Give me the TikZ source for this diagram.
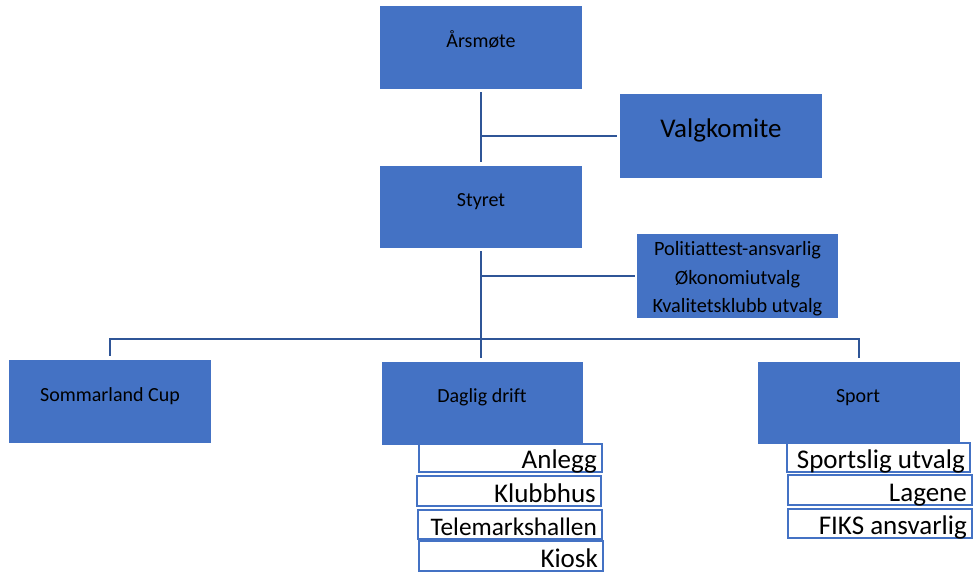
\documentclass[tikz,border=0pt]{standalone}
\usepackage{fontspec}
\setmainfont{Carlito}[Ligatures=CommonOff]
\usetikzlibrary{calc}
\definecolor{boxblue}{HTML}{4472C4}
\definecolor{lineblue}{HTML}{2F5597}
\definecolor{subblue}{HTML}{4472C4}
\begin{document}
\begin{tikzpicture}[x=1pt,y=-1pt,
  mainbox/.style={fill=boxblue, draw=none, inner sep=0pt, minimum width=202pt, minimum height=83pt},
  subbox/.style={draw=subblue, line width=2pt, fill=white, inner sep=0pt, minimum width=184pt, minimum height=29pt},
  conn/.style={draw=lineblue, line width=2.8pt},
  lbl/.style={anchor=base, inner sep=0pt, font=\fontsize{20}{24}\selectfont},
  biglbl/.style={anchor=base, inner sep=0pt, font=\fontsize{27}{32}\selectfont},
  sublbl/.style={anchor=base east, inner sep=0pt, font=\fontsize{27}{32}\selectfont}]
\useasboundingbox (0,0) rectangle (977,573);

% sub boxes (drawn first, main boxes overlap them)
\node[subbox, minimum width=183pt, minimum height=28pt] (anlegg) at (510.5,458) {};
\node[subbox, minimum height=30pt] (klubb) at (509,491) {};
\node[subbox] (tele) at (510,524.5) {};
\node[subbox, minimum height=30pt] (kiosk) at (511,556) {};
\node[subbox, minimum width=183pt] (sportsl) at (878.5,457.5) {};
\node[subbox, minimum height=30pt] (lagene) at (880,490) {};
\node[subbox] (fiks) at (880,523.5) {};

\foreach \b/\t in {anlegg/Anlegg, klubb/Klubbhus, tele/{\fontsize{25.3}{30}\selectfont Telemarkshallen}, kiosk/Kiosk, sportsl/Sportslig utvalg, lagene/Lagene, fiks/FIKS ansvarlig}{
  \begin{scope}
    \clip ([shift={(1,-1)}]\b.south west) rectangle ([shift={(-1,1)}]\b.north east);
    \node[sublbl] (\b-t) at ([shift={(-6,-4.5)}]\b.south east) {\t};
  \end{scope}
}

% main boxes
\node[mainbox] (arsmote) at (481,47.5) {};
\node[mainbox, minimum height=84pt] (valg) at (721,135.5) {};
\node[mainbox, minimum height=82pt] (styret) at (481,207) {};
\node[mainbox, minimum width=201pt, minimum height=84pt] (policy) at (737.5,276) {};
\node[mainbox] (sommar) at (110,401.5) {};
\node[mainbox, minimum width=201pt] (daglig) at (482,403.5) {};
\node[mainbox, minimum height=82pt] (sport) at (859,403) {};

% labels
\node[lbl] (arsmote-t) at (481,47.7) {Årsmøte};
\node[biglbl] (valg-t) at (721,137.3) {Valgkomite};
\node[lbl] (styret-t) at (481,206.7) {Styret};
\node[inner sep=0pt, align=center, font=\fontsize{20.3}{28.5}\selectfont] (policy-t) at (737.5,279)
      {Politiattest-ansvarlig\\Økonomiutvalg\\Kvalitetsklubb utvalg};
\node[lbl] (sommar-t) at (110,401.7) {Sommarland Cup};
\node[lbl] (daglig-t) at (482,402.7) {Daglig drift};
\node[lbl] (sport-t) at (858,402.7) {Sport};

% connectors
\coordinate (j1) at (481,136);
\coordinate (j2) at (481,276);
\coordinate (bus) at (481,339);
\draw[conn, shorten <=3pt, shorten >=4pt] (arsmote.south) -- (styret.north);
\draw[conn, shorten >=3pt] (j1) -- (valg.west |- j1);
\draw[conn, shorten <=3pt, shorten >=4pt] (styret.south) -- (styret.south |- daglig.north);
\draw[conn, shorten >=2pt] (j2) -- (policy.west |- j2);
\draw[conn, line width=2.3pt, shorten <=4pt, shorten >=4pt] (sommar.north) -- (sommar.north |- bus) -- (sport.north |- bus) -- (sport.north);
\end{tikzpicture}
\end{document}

- **STATED PROBLEM**:
Reproduce each line word for word and drop the pictures.

- **THE RESPONSE**:
Give me the TikZ source for this diagram.
\documentclass[tikz,border=0pt]{standalone}
\usepackage{fontspec}
\setmainfont{Carlito}[Ligatures=CommonOff]
\usetikzlibrary{calc}
\definecolor{boxblue}{HTML}{4472C4}
\definecolor{lineblue}{HTML}{2F5597}
\definecolor{subblue}{HTML}{4472C4}
\begin{document}
\begin{tikzpicture}[x=1pt,y=-1pt,
  mainbox/.style={fill=boxblue, draw=none, inner sep=0pt, minimum width=202pt, minimum height=83pt},
  subbox/.style={draw=subblue, line width=2pt, fill=white, inner sep=0pt, minimum width=184pt, minimum height=29pt},
  conn/.style={draw=lineblue, line width=2.8pt},
  lbl/.style={anchor=base, inner sep=0pt, font=\fontsize{20}{24}\selectfont},
  biglbl/.style={anchor=base, inner sep=0pt, font=\fontsize{27}{32}\selectfont},
  sublbl/.style={anchor=base east, inner sep=0pt, font=\fontsize{27}{32}\selectfont}]
\useasboundingbox (0,0) rectangle (977,573);

% sub boxes (drawn first, main boxes overlap them)
\node[subbox, minimum width=183pt, minimum height=28pt] (anlegg) at (510.5,458) {};
\node[subbox, minimum height=30pt] (klubb) at (509,491) {};
\node[subbox] (tele) at (510,524.5) {};
\node[subbox, minimum height=30pt] (kiosk) at (511,556) {};
\node[subbox, minimum width=183pt] (sportsl) at (878.5,457.5) {};
\node[subbox, minimum height=30pt] (lagene) at (880,490) {};
\node[subbox] (fiks) at (880,523.5) {};

\foreach \b/\t in {anlegg/Anlegg, klubb/Klubbhus, tele/{\fontsize{25.3}{30}\selectfont Telemarkshallen}, kiosk/Kiosk, sportsl/Sportslig utvalg, lagene/Lagene, fiks/FIKS ansvarlig}{
  \begin{scope}
    \clip ([shift={(1,-1)}]\b.south west) rectangle ([shift={(-1,1)}]\b.north east);
    \node[sublbl] (\b-t) at ([shift={(-6,-4.5)}]\b.south east) {\t};
  \end{scope}
}

% main boxes
\node[mainbox] (arsmote) at (481,47.5) {};
\node[mainbox, minimum height=84pt] (valg) at (721,135.5) {};
\node[mainbox, minimum height=82pt] (styret) at (481,207) {};
\node[mainbox, minimum width=201pt, minimum height=84pt] (policy) at (737.5,276) {};
\node[mainbox] (sommar) at (110,401.5) {};
\node[mainbox, minimum width=201pt] (daglig) at (482,403.5) {};
\node[mainbox, minimum height=82pt] (sport) at (859,403) {};

% labels
\node[lbl] (arsmote-t) at (481,47.7) {Årsmøte};
\node[biglbl] (valg-t) at (721,137.3) {Valgkomite};
\node[lbl] (styret-t) at (481,206.7) {Styret};
\node[inner sep=0pt, align=center, font=\fontsize{20.3}{28.5}\selectfont] (policy-t) at (737.5,279)
      {Politiattest-ansvarlig\\Økonomiutvalg\\Kvalitetsklubb utvalg};
\node[lbl] (sommar-t) at (110,401.7) {Sommarland Cup};
\node[lbl] (daglig-t) at (482,402.7) {Daglig drift};
\node[lbl] (sport-t) at (858,402.7) {Sport};

% connectors
\coordinate (j1) at (481,136);
\coordinate (j2) at (481,276);
\coordinate (bus) at (481,339);
\draw[conn, shorten <=3pt, shorten >=4pt] (arsmote.south) -- (styret.north);
\draw[conn, shorten >=3pt] (j1) -- (valg.west |- j1);
\draw[conn, shorten <=3pt, shorten >=4pt] (styret.south) -- (styret.south |- daglig.north);
\draw[conn, shorten >=2pt] (j2) -- (policy.west |- j2);
\draw[conn, line width=2.3pt, shorten <=4pt, shorten >=4pt] (sommar.north) -- (sommar.north |- bus) -- (sport.north |- bus) -- (sport.north);
\end{tikzpicture}
\end{document}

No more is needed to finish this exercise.